- Born: November 1976 (age 49–50)
- Education: University of Oxford University of Cambridge
- Scientific career
- Workplaces: University of Bristol Caltech Woods Hole Oceanographic Institution
- Thesis: Pleistocene climate chronology and ocean circulation in the Bahamas using U-series nuclides (2002)

= Laura Robinson (scientist) =

British geochemist

Laura Frances Robinson (born November 1976) is a British geochemist. She is a professor of geochemistry at the University of Bristol. She makes use of geochemistry to study the processes that govern the climate. In particular, Robinson studies radioactive elements, as these can be analysed in geological materials. She was awarded the 2010 President's Award of the Geological Society of London.

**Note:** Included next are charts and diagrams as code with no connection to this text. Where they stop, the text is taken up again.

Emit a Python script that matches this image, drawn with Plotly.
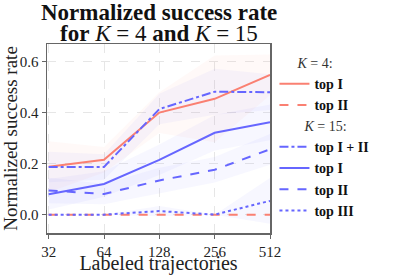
import plotly.graph_objects as go

labels = ["32", "64", "128", "256", "512"]
k4_top1 = [0.188, 0.215, 0.400, 0.454, 0.548]
k4_top2 = [0.0, 0.0, 0.0, 0.0, 0.0]
k15_top12 = [0.187, 0.187, 0.414, 0.482, 0.480]
k15_top1 = [0.080, 0.120, 0.215, 0.321, 0.362]
k15_top2 = [0.095, 0.081, 0.134, 0.176, 0.256]
k15_top3 = [0.0, 0.0, 0.014, 0.0, 0.054]

k4_top1_sd = [0.10, 0.05, 0.08, 0.17, 0.08]
k4_top2_sd = [0.0, 0.0, 0.0, 0.0, 0.0]
k15_top12_sd = [0.06, 0.05, 0.06, 0.09, 0.07]
k15_top1_sd = [0.06, 0.05, 0.06, 0.07, 0.07]
k15_top2_sd = [0.05, 0.04, 0.05, 0.05, 0.06]
k15_top3_sd = [0.0, 0.0, 0.02, 0.0, 0.09]

SALMON = "#FA8072"
BLUE = "#6666FF"
FONT = "Liberation Serif"

series = [
    ("legend", "<b>top I</b>", k4_top1, k4_top1_sd, SALMON, "solid"),
    ("legend", "<b>top II</b>", k4_top2, k4_top2_sd, SALMON, "dash"),
    ("legend2", "<b>top I + II</b>", k15_top12, k15_top12_sd, BLUE, "dashdot"),
    ("legend2", "<b>top I</b>", k15_top1, k15_top1_sd, BLUE, "solid"),
    ("legend2", "<b>top II</b>", k15_top2, k15_top2_sd, BLUE, "dash"),
    ("legend2", "<b>top III</b>", k15_top3, k15_top3_sd, BLUE, "dot"),
]

def rgba(hexc, a):
    h = hexc.lstrip("#")
    r, g, b = int(h[0:2], 16), int(h[2:4], 16), int(h[4:6], 16)
    return f"rgba({r},{g},{b},{a})"

fig = go.Figure()
for lg, name, ys, sd, col, dash in series:
    upper = [y + s for y, s in zip(ys, sd)]
    lower = [y - s for y, s in zip(ys, sd)]
    fig.add_trace(go.Scatter(x=labels + labels[::-1], y=upper + lower[::-1],
                             mode="lines", fill="toself", fillcolor=rgba(col, 0.05),
                             line=dict(width=0), showlegend=False, hoverinfo="skip"))

for lg, name, ys, sd, col, dash in series:
    fig.add_trace(go.Scatter(x=labels, y=ys, mode="lines", name=name,
                             line=dict(color=col, width=2, dash=dash),
                             legend=lg))

PT, PH = 44, 189
def py(px):
    return 1 + (PT - px) / PH

leg_common = dict(xanchor="left", yanchor="top",
                  font=dict(size=14, family=FONT, color="#111"),
                  bgcolor="rgba(0,0,0,0)", tracegroupgap=0)
fig.update_layout(
    width=402, height=275,
    margin=dict(l=47, r=132, t=PT, b=42, autoexpand=False),
    paper_bgcolor="white", plot_bgcolor="white",
    font=dict(family=FONT, color="#222"),
    hovermode=False,
    legend=dict(x=1.02, y=py(50),
                title=dict(text="      <i>K</i> = 4:", font=dict(size=14, family=FONT, color="#333")),
                **leg_common),
    legend2=dict(x=1.02, y=py(113),
                 title=dict(text="        <i>K</i> = 15:", font=dict(size=14, family=FONT, color="#333")),
                 **leg_common),
    showlegend=True,
    annotations=[
        dict(text="<b>Normalized success rate</b>",
             xref="paper", yref="paper", x=0.5, y=py(12), xanchor="center", yanchor="middle",
             showarrow=False, font=dict(size=23, family=FONT, color="#111")),
        dict(text="<b>for</b> <i>K</i> = 4 <b>and</b> <i>K</i> = 15",
             xref="paper", yref="paper", x=0.5, y=py(33), xanchor="center", yanchor="middle",
             showarrow=False, font=dict(size=23, family=FONT, color="#111")),
    ],
)
fig.update_xaxes(type="category", categoryorder="array", categoryarray=labels,
                 range=[-0.03, 4.0], automargin=False,
                 showline=True, linecolor="#666", linewidth=1.5, mirror=True,
                 ticks="outside", ticklen=4, tickcolor="#666",
                 showgrid=True, gridcolor="#e6e6e6", griddash="dash", gridwidth=1,
                 tickfont=dict(size=15, family=FONT),
                 title=dict(text="Labeled trajectories", font=dict(size=20, family=FONT), standoff=0),
                 zeroline=False)
fig.update_yaxes(range=[-0.072, 0.669], tickvals=[0.0, 0.2, 0.4, 0.6],
                 ticktext=["0.0", "0.2", "0.4", "0.6"], automargin=False,
                 showline=True, linecolor="#666", linewidth=1.5, mirror=True,
                 ticks="outside", ticklen=4, tickcolor="#666",
                 showgrid=True, gridcolor="#e6e6e6", griddash="dash", gridwidth=1,
                 tickfont=dict(size=15, family=FONT),
                 title=dict(text="Normalized success rate", font=dict(size=19, family=FONT), standoff=2),
                 zeroline=False)

fig.write_html("out.html", config={"displayModeBar": False, "staticPlot": True},
               post_script="document.body.style.margin='0';document.body.style.overflow='hidden';")
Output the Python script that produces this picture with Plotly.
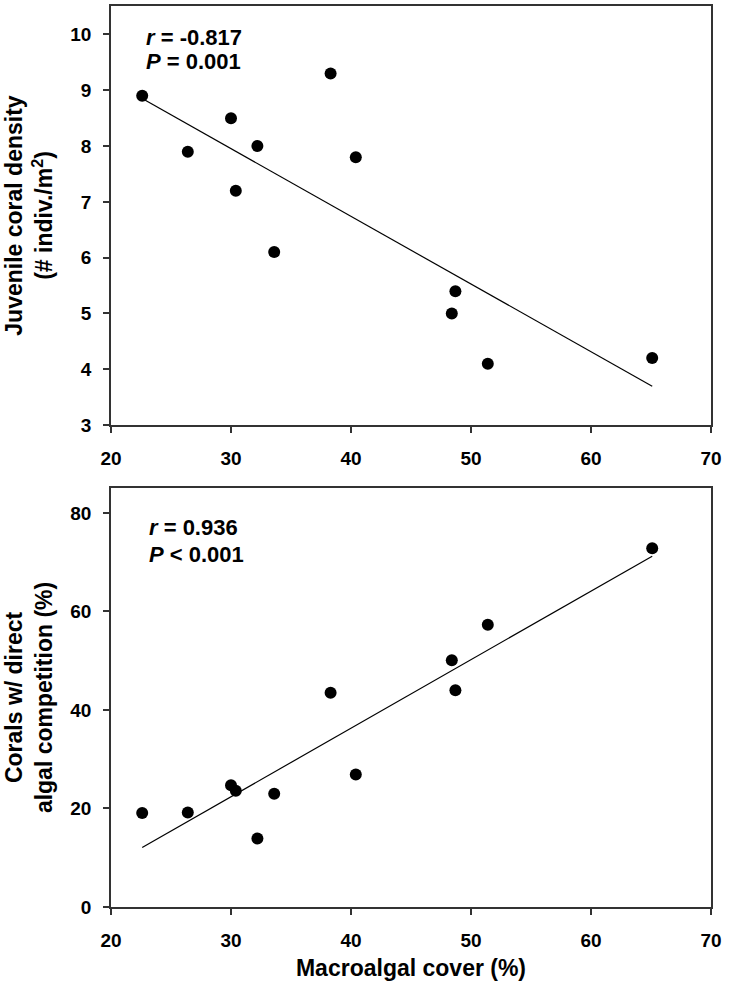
import numpy as np
import plotly.graph_objects as go
from plotly.subplots import make_subplots

# Data
macroalgal_cover = [22.6, 26.4, 30.0, 30.4, 32.2, 33.6, 38.3, 40.4, 48.4, 48.7, 51.4, 65.1]
juvenile_density = [8.9, 7.9, 8.5, 7.2, 8.0, 6.1, 9.3, 7.8, 5.0, 5.4, 4.1, 4.2]
algal_competition = [19.1, 19.2, 24.7, 23.6, 13.9, 23.0, 43.5, 26.9, 50.1, 44.0, 57.3, 72.8]

stats_top = ["<i>r</i> = -0.817", "<i>P</i> = 0.001"]
stats_bottom = ["<i>r</i> = 0.936", "<i>P</i> < 0.001"]

x_ticks = [20, 30, 40, 50, 60, 70]
y_ticks_top = [3, 4, 5, 6, 7, 8, 9, 10]
y_ticks_bottom = [0, 20, 40, 60, 80]

FONT = "Liberation Sans, Arial, sans-serif"

fig = make_subplots(rows=2, cols=1, vertical_spacing=0.0698)

def add_panel(row, yvals):
    x = np.array(macroalgal_cover)
    y = np.array(yvals)
    slope, intercept = np.polyfit(x, y, 1)
    xl = np.array([x.min(), x.max()])
    yl = slope * xl + intercept
    fig.add_trace(go.Scatter(x=xl, y=yl, mode="lines",
                             line=dict(color="black", width=1.2),
                             showlegend=False, hoverinfo="skip"), row=row, col=1)
    fig.add_trace(go.Scatter(x=x, y=y, mode="markers",
                             marker=dict(color="black", size=12),
                             showlegend=False), row=row, col=1)

add_panel(1, juvenile_density)
add_panel(2, algal_competition)

axis_common = dict(
    showline=True, linecolor="#333", linewidth=1.5, mirror=True,
    ticks="outside", ticklen=6, tickcolor="#333", tickwidth=1.5,
    showgrid=False, zeroline=False,
    tickfont=dict(family=FONT, size=19, color="black", weight="bold"),
)

fig.update_xaxes(**axis_common, range=[20, 70], tickvals=x_ticks, ticklabelstandoff=9)
fig.update_xaxes(title=dict(text="Macroalgal cover (%)",
                            font=dict(family=FONT, size=23, color="black", weight="bold"),
                            standoff=10), row=2, col=1)

fig.update_yaxes(**axis_common, ticklabelstandoff=8)
fig.update_yaxes(range=[3, 10.51], tickvals=y_ticks_top,
                 title=dict(text="Juvenile coral density<br>(# indiv./m<sup>2</sup>)",
                            font=dict(family=FONT, size=23, color="black", weight="bold"),
                            standoff=11), row=1, col=1)
fig.update_yaxes(range=[0, 85.06], tickvals=y_ticks_bottom,
                 title=dict(text="Corals w/ direct<br>algal competition (%)",
                            font=dict(family=FONT, size=23, color="black", weight="bold"),
                            standoff=11), row=2, col=1)

ann_font = dict(family=FONT, size=22, color="black", weight="bold")
for txt, yy in zip(stats_top, [0.926, 0.868]):
    fig.add_annotation(text=txt, xref="x domain", yref="y domain", x=0.055, y=yy,
                       xanchor="left", yanchor="middle", showarrow=False, font=ann_font)
for txt, yy in zip(stats_bottom, [0.905, 0.842]):
    fig.add_annotation(text=txt, xref="x2 domain", yref="y2 domain", x=0.060, y=yy,
                       xanchor="left", yanchor="middle", showarrow=False, font=ann_font)

fig.update_layout(
    width=729, height=991,
    margin=dict(l=111, r=18, t=4, b=84),
    paper_bgcolor="white", plot_bgcolor="white",
    font=dict(family=FONT, color="black"),
)

fig.write_html("out.html", config={"displayModeBar": False},
               post_script="document.body.style.margin='0';")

== Early life and education ==
Robinson was an undergraduate student at the University of Cambridge, where she studied natural sciences. She moved to the University of Oxford for her graduate studies, where she investigated pleistocene climate chronology. After completing her doctorate, Robinson moved to California. She was appointed a postdoctoral fellow at California Institute of Technology. At Caltech, worked alongside Jess Adkins on deep sea corals. The research took her on a cruise in the North Atlantic ocean, where she journeyed in a submarine to undersea mountains. On this trip she collected fossils from the sea floor. She studied 16,000 year old coral fossils from the Southern Ocean. This experience inspired her to explore how the Atlantic Ocean changed during climate transitions. She moved to the Woods Hole Oceanographic Institution, where she was made Associate Scientist.

== Research and career ==
Robinson was awarded the 2010 Geological Society of London President's Award for her contributions to geosciences. In 2011 Robinson moved back to the United Kingdom, where she was appointed to the faculty of the University of Bristol. She was awarded a European Research Council Starting Grant studying changes in chemistry and circulation of the Atlantic Ocean. She makes use of an Agassiz Trawl to collect samples from the floor of the ocean, with a particular focus on deep-sea corals. Robinson was involved with a British Antarctic Survey mission to the South Orkney Islands. The mission took place on the RRS James Clark Ross and investigated the biodiversity in and outside of the South Orkney Islands. For this work she was awarded the Antarctic Service Medal.

In 2016, she delivered a Ted Talk on the secrets she discovers on the ocean floor.